The cost of educating border-crossing children
POSTED: 9:01 p.m. EDT, April 29, 2007 CNN News Online
HOUSTON, Texas (AP) — Thousands of Mexican children are flocking across the U.S. border to attend school, sparking a debate in towns along the border over whether U.S. taxpayers should have to bear the costs of educating them.
The border crossing is so common in El Paso that officials opened a special lane just for students this month.
The Houston Chronicle reported Sunday that more than 1,200 people passed through that lane from Mexico on a recent morning.
Some were college or private school students, but many were coming to attend public schools.
The influx has prompted complaints from those opposed to spending U.S. tax dollars to teach students from Mexico.
The issue is especially timely in El Paso, where the school district — which expects to take in 10,000 new students in the next five to eight years — is preparing for a $230 million bond election for new schools next month.
Elaine Hampton, a professor at the University of Texas-El Paso, says the strained state of public education in Mexico pushes many students across the Rio Grande, just as the hope of better jobs entices their parents.
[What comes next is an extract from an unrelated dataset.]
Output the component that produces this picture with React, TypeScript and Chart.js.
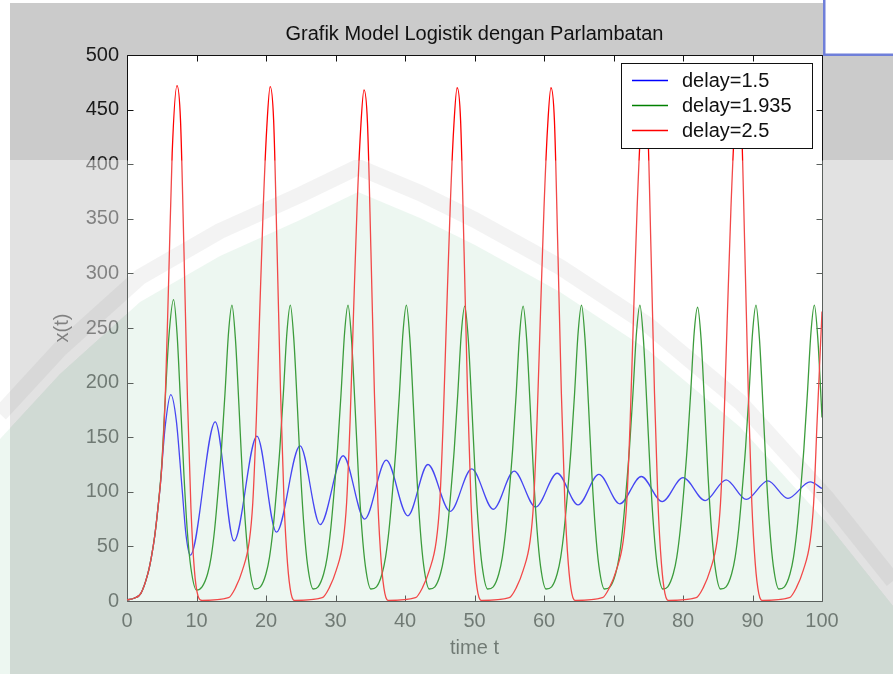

The growth of Mexican border towns like Ciudad Juarez far outpaces the government’s ability to build schools, Hampton said, forcing many to turn away students. Mexican schools also can be too expensive for some parents, charging fees for books, photocopies and sometimes even the cost of administering a test.
Although many school officials are unhappy about the situation, they say there are few ways to control the number of Mexican residents attending their schools.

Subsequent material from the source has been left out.